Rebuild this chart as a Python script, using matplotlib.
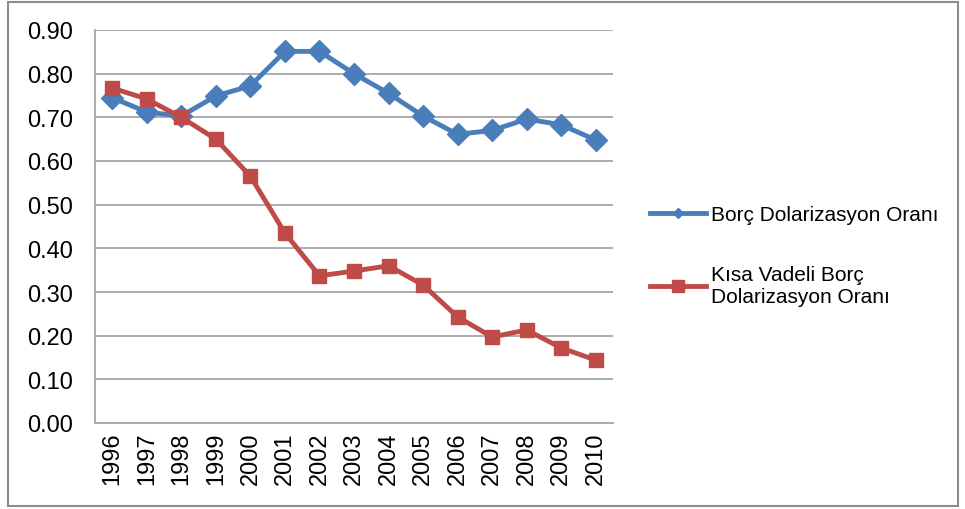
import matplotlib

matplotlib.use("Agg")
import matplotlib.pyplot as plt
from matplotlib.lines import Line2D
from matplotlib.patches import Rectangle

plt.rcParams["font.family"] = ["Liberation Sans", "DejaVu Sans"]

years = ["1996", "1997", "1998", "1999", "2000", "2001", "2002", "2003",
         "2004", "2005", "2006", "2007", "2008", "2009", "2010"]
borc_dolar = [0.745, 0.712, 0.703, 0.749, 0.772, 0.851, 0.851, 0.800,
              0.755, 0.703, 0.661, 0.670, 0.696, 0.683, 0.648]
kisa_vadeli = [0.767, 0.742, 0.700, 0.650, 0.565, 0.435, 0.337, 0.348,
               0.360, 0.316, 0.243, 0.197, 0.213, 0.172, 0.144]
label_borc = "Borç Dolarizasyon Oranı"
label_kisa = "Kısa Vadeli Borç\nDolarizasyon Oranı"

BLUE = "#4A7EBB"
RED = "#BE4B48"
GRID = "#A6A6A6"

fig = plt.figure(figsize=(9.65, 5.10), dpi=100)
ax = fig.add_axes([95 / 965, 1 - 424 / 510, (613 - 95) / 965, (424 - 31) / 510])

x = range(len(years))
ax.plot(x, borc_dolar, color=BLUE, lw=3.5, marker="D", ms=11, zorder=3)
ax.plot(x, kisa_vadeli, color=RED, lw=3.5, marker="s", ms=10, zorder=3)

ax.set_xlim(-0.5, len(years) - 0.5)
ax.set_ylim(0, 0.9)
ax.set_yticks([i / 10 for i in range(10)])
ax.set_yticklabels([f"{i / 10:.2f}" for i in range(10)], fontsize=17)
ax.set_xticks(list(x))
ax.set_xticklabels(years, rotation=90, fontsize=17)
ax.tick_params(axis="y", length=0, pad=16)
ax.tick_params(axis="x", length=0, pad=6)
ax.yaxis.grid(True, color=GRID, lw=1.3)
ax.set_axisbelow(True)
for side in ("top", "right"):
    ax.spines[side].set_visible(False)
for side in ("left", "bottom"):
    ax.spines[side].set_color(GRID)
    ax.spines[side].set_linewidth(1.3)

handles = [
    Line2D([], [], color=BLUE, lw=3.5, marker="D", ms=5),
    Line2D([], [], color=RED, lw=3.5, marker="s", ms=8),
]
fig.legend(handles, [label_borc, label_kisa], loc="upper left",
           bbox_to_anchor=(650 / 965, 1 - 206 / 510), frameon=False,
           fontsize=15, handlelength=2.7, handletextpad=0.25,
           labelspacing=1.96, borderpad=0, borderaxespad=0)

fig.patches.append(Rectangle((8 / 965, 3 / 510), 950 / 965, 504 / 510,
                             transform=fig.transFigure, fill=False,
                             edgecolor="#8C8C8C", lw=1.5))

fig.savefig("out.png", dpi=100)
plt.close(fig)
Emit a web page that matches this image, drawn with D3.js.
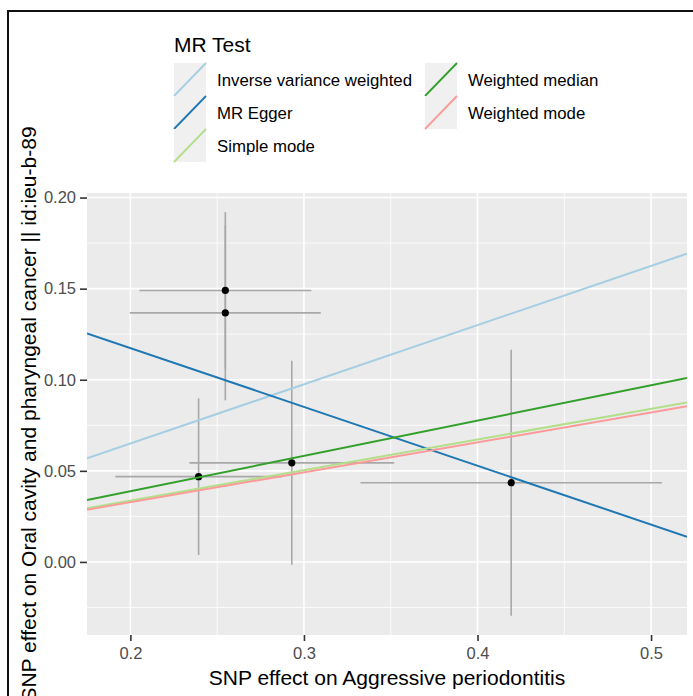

▬▬▬▬▬▬▬▬▬▬

From the material above, reproduce everything verbatim except the pictures.

◆ **Answer for this exercise**
Rebuild this chart as a Python script, using matplotlib.
import matplotlib

matplotlib.use("Agg")
import matplotlib.pyplot as plt
from matplotlib.lines import Line2D
from matplotlib.patches import Rectangle

plt.rcParams["font.family"] = ["Liberation Sans", "DejaVu Sans"]

years = ["1996", "1997", "1998", "1999", "2000", "2001", "2002", "2003",
         "2004", "2005", "2006", "2007", "2008", "2009", "2010"]
borc_dolar = [0.745, 0.712, 0.703, 0.749, 0.772, 0.851, 0.851, 0.800,
              0.755, 0.703, 0.661, 0.670, 0.696, 0.683, 0.648]
kisa_vadeli = [0.767, 0.742, 0.700, 0.650, 0.565, 0.435, 0.337, 0.348,
               0.360, 0.316, 0.243, 0.197, 0.213, 0.172, 0.144]
label_borc = "Borç Dolarizasyon Oranı"
label_kisa = "Kısa Vadeli Borç\nDolarizasyon Oranı"

BLUE = "#4A7EBB"
RED = "#BE4B48"
GRID = "#A6A6A6"

fig = plt.figure(figsize=(9.65, 5.10), dpi=100)
ax = fig.add_axes([95 / 965, 1 - 424 / 510, (613 - 95) / 965, (424 - 31) / 510])

x = range(len(years))
ax.plot(x, borc_dolar, color=BLUE, lw=3.5, marker="D", ms=11, zorder=3)
ax.plot(x, kisa_vadeli, color=RED, lw=3.5, marker="s", ms=10, zorder=3)

ax.set_xlim(-0.5, len(years) - 0.5)
ax.set_ylim(0, 0.9)
ax.set_yticks([i / 10 for i in range(10)])
ax.set_yticklabels([f"{i / 10:.2f}" for i in range(10)], fontsize=17)
ax.set_xticks(list(x))
ax.set_xticklabels(years, rotation=90, fontsize=17)
ax.tick_params(axis="y", length=0, pad=16)
ax.tick_params(axis="x", length=0, pad=6)
ax.yaxis.grid(True, color=GRID, lw=1.3)
ax.set_axisbelow(True)
for side in ("top", "right"):
    ax.spines[side].set_visible(False)
for side in ("left", "bottom"):
    ax.spines[side].set_color(GRID)
    ax.spines[side].set_linewidth(1.3)

handles = [
    Line2D([], [], color=BLUE, lw=3.5, marker="D", ms=5),
    Line2D([], [], color=RED, lw=3.5, marker="s", ms=8),
]
fig.legend(handles, [label_borc, label_kisa], loc="upper left",
           bbox_to_anchor=(650 / 965, 1 - 206 / 510), frameon=False,
           fontsize=15, handlelength=2.7, handletextpad=0.25,
           labelspacing=1.96, borderpad=0, borderaxespad=0)

fig.patches.append(Rectangle((8 / 965, 3 / 510), 950 / 965, 504 / 510,
                             transform=fig.transFigure, fill=False,
                             edgecolor="#8C8C8C", lw=1.5))

fig.savefig("out.png", dpi=100)
plt.close(fig)
Emit a web page that matches this image, drawn with D3.js.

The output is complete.